1. Customer Profile Management
  - SAP Customer Data Cloud (acquired and formerly known as Gigya)
  - SAP Customer Data Platform
2. Marketing
  - SAP Marketing Cloud (formerly known as SAP Hybris Marketing)
  - SAP CRM Marketing (On Premises)
3. Commerce
  - SAP Commerce Cloud (acquired and formerly known as Hybris Commerce)
4. Sales
  - SAP Sales Cloud (formerly known as Cloud for Sales or C4C)
  - Callidus Cloud CPQ (acquired)
  - SAP CRM Sales (On Premises)
5. Service
  - SAP Service Cloud (formerly known as Cloud for Service or C4S)
  - SAP Customer Engagement Center (formerly known as Hybris Service Engagement Center)
  - Core Systems (acquired)
  - SAP CRM Service (On Premises)
  - SAP CRM Interaction Center (On Premises)
6. Billing
  - SAP Subscription Billing (formerly known as Hybris Revenue Cloud)
  - SAP Billing and Revenue Management (On Premises and formerly known as SAP BRIM or Hybris Billing)

== History ==
SAP started working on CRM related capabilities in the early 1990s as embedded CRM modules of the SAP R/3 ERP. The "Sales and Distribution" (SD) module of SAP R/3 ERP covered functionalities for:

- Customer management and Product catalog (MM).
- Pre-sales actions for inquiry, activities and quotation management.
- Sales order and delivery management
- Pricing, tax and billing including credit management

SAP offered its first stand-alone CRM software in 2000. The initial release of "SAP CRM" 2.0 had been pushed by the acquisition of the German salesforce automation specialist Kiefer & Veittinger with its "Mobile Sales" application.

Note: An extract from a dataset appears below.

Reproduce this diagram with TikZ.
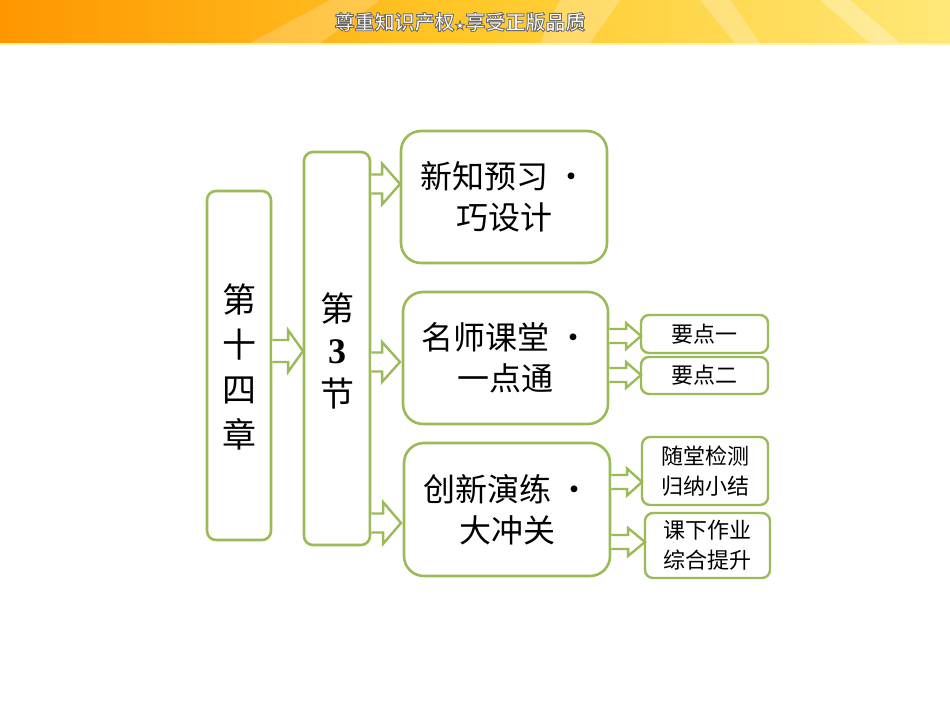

In parallel to the new focus for stand-alone SAP CRM, SAP continued to invest in the embedded CRM scenarios as part of its ERP software in 2005. This allowed SAP in 2007 to copy the CRM codeline from the newly developed cloud ERP SAP Business ByDesign and to create the independent "Cloud for Sales" and "Cloud for Service" applications (also known as "Cloud for Customer"). Another example for this copy and paste approach was the decision to move the SAP CRM codelines for service and sales into the S/4HANA ERP which allowed SAP to offer the new "S/4HANA for Customer Management" option.

Major milestones of the SAP CRM development:

- SAP R/3 Sales and Distribution (SD) was initially released as part of R/3 Enterprise Edition 1.0 A in 1992
- SAP CRM 2000 (2.0) initially released in 2000
- SAP CRM 2006 (5.0) released in 2005
- SAP CRM 2007 (6.0) released in 2007
- SAP CRM 2008 (7.0) released in 2009 as Part of SAP Business Suite 7.0
- SAP Business ByDesign Cloud ERP including CRM initially released in 2007
- SAP Cloud for Customer initially released in 2011
- Hybris acquisition in 2013 and afterwards renaming of its CRM portfolio to SAP Hybris Customer Engagement and Commerce in 2014
- CallidusCloud (CPQ, Sales Enablement) and Coresystems (Field Service) acquisition in 2018
- Introduction of SAP S/4HANA for Customer Management in 2018 which added the SAP CRM 7.0 service and sales capabilities to S/4HANA ERP core
- SAP C/4HANA Customer Experience announced 2018. SAP C/4HANA is an umbrella term for SAP’s combined customer experience products.